In today’s automobiles, usually two types of steering types are prevalent:
1) Rack and pinion:
Rack-and-pinion steering one of the most prevalent steering system used on cars and small trucks.
Here’s how it works:
A rack-and-pinion gear set is usually covered by a metal tube, with the rack sticking out from the tube at each end. A tie rod or axial rod is used to connect each end of the rack.
Below is the diagram of the configuration of Rack and Pinion:
The pinion gear is attached to the steering shaft. When the steering wheel is turned, the gear spins, moving the rack. The tie rod at each end of the rack connects to the steering arm which is attached to the spindle.
This type of gearing mechanism as two main purposes:
1) It converts steering wheel’s circular motion into linear motion.
2) It causes a gear reduction, making it easier to turn the wheels.
Here’s a video of how a Rack and Pinion steering system works:
Variable ratio steering
This is actually a sub-type of the rack and pinion steering system.
This rack-and-pinion is only different in the fact that it has a different tooth pitch (number of teeth per cm) in the center than at the ends. This makes the steering less sensitive when the pinion gear is close to the center position, but will make it move easier. When it is moving towards the far ends, the wheels begin to react more quickly to steering input, but the steering wheel will feel a bit heavier.
2) Recirculating ball / Steering box
Recirculating ball steering is the most commonly used steering system in heavy vehicles, trucks and the larger/heavier SUVs.
This system utilizes the parallelogram linkage, where the pitman and Idler arm remain parallel while the system absorbs shocks and additional vibrations.
The recirculating-ball steering gear contains a worm gear. You can image the gear in two parts.
1) The first part is a block of metal with a threaded hole in it. This block has gear teeth cut into the outside of it, which engage a gear that moves the pitman arm.
2) The steering wheel connects to a threaded rod, similar to a bolt, that sticks into the hole in the block.
The Pitman arm is a steering component in an automobile or truck.The Pitman arm is a linkage attached to the steering box sector shaft, that converts the angular motion of the sector shaft into the linear motion needed to steer the wheels.
The steering wheel affixed to the steering shaft, and this shaft has threaded rod at the end, like a bolt. When the steering wheel rotates, it turns this rod with it. But instead of twisting further into the block, the rod remains fixed and in turn it moves the block.

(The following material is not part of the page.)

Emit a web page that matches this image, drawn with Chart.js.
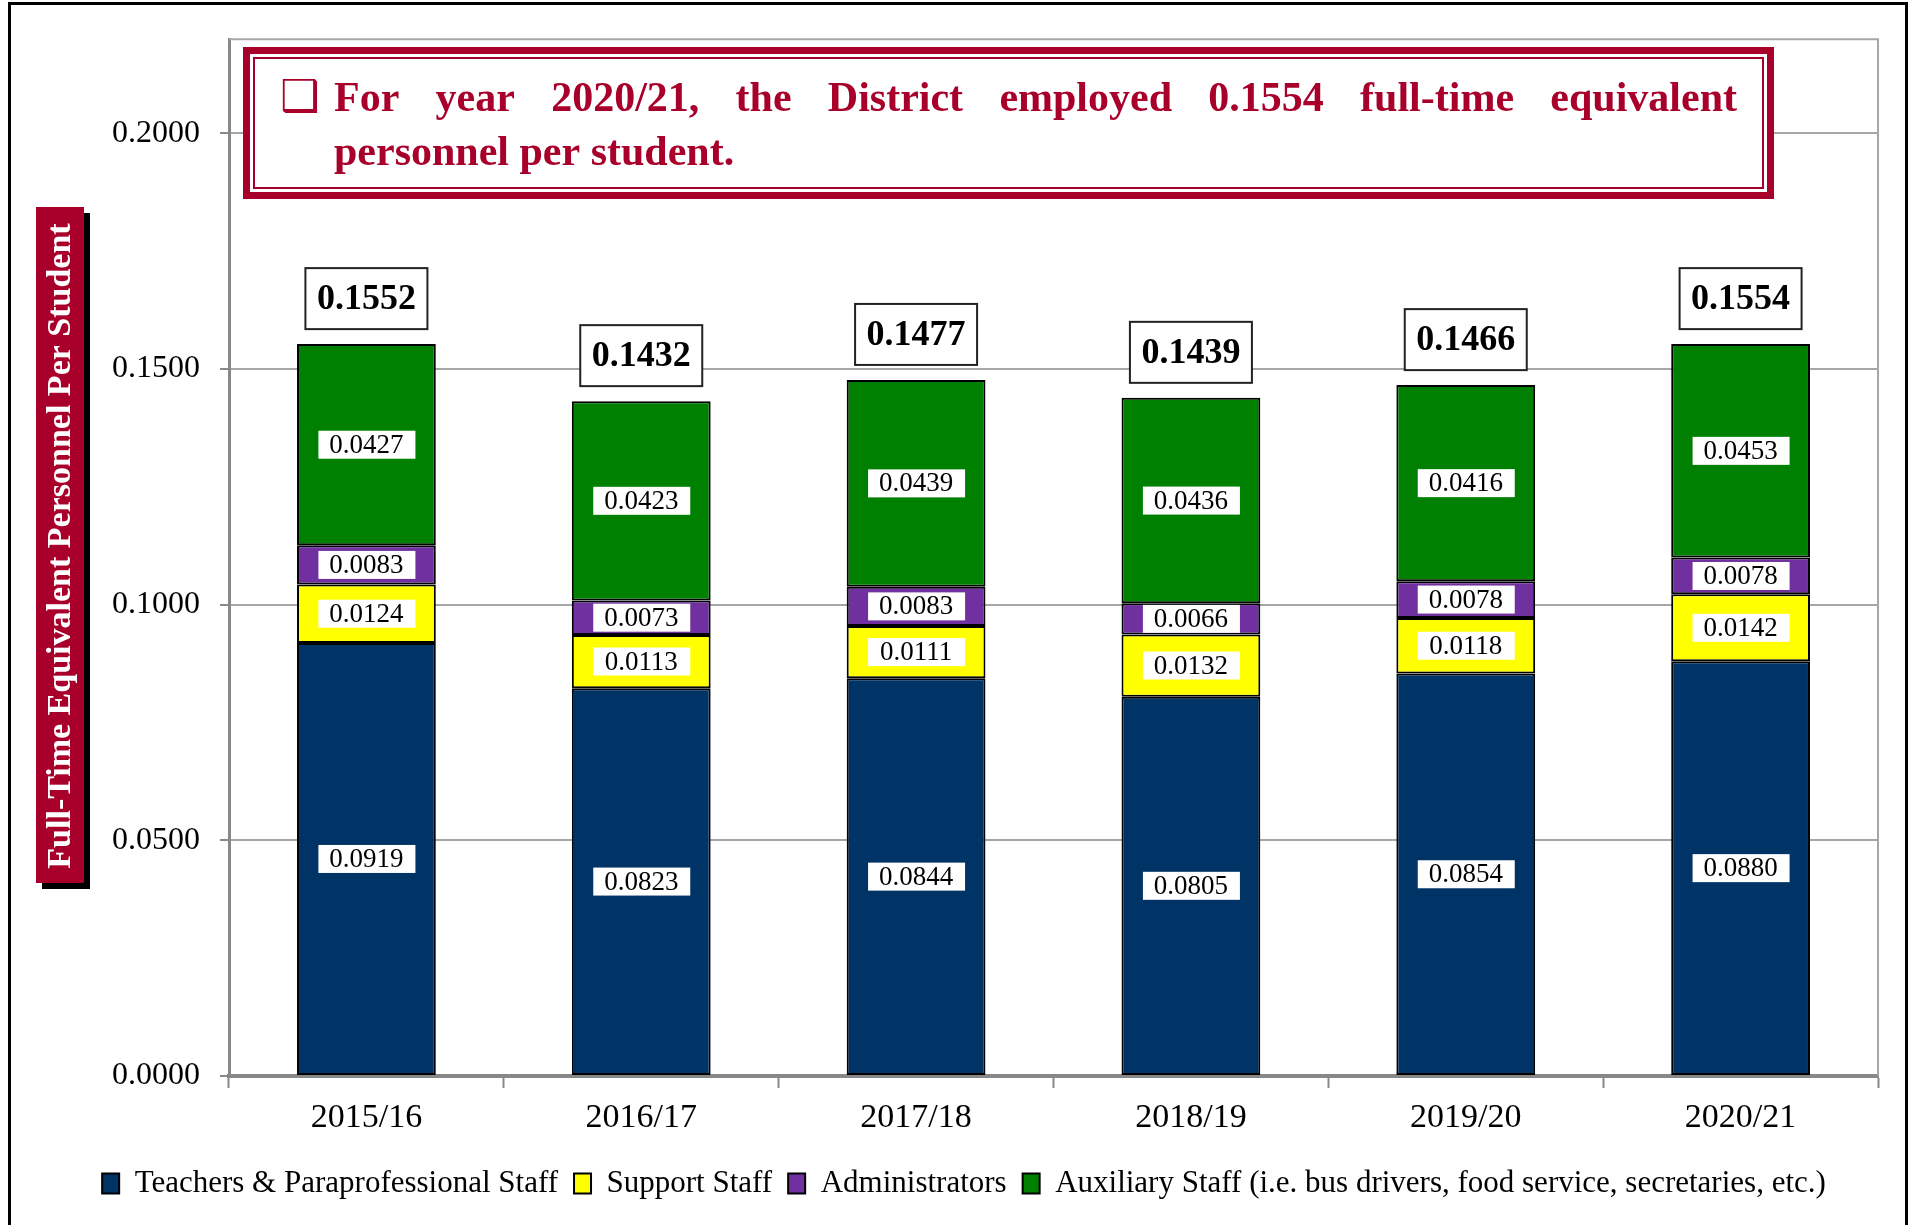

This block has gear teeth outside of it. These engage the sector gear which then moves the pitman arm.
One interesting thing about this gearing system is that the threads in the rod are filled with ball bearings. And these bearings recirculate through the gear as it turns – hence the name of the steering system.
The ball bearings serve two purposes:
– They reduce friction in the gear.
– If there were no balls used, the teeth would come out of contact with each other for a moment whenever the steering wheel would change its direction. This would cause the steering to feel loose.